Sep 15 2007

Round-up: From G-d to a great put-down

Tag: Round upsdoug @ 9:26 pm

Things I would love to have commented on more fully this last week and didn’t either find the time, or the scintillating words my thoughts, had I found time to think them, would have deserved.

  • Chris Heard almost joins in the multi-blog started by Suzanne McCarthy on Psalm 68 and the names of God. Instead he ends up ruminating on the problems of using proper names for God, the issues this causes for Jewish people, and the near impossibility of reading some OT texts properly without using proper names. (Job is a good example IMO). I must confess my own irritation with Christians who write “G-d” .
  • John Hobbins offers a proposal about naming the authors of pseudepigrapha, and explains why he won’t call Dionysius “pseudo.” It’s an inetersting point, but I don’t know where it leaves me when trying to talk about say, the authors of 1 and 2 Clement in close proximity. Calling both Clement is too confusing.
  • Tony Chartrand-Burke drew my attention to Stephen Patterson’s scathing review of Craig Evans’ Fabricating Jesus. I’m seriously tempted to buy it, just to see if it’s as bad as the review says – not something I assume Patterson intended.
  • Iyov notes the insanity of the US Justice Department’s approach to religious reading.
  • Lingamish has problems with English, but perhaps he’ll learn it someday.
  • Three cartoons worth catching: one on Targuman, one from Dave Walker’s Cartoon Blog and the last on Pharyngula.
  • Thanks to Henry Neufeld I took a look at (possibly about to be closed down that mean Trinity Evangelical Diviniyt School who have no sense of humour) The Secret Diary of D. A. Carson (aka the Don). Enjoy it now in case the censors get there too soon.
  • The blog Parchment and Pen always fascinates me: I never know if they’re going to come up with something that showcases the best of open-minded and open-hearted evangelicalism, or something I struggle to get my head around.

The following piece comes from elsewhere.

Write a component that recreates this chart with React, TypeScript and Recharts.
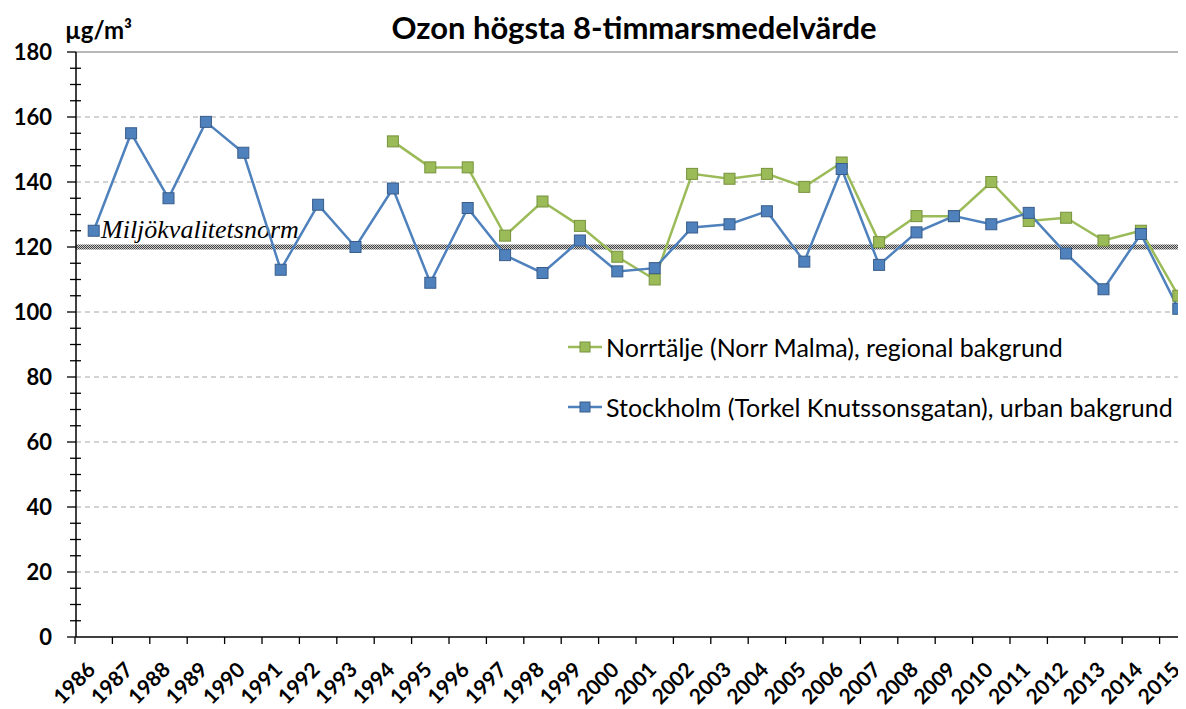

It was the latter with this statement by C Michael Patton: “most Christians remember where they were when they first heard about God’s election - predestination”. Er, sorry, no, not a lot.
  • Scott Stephens guest-posting on Faith and Theology has a wonderful quote about Bp John Spong “whose books I’ve always found very easy to put down, and almost impossible to pick back up again”. Is this a great put-down, or what?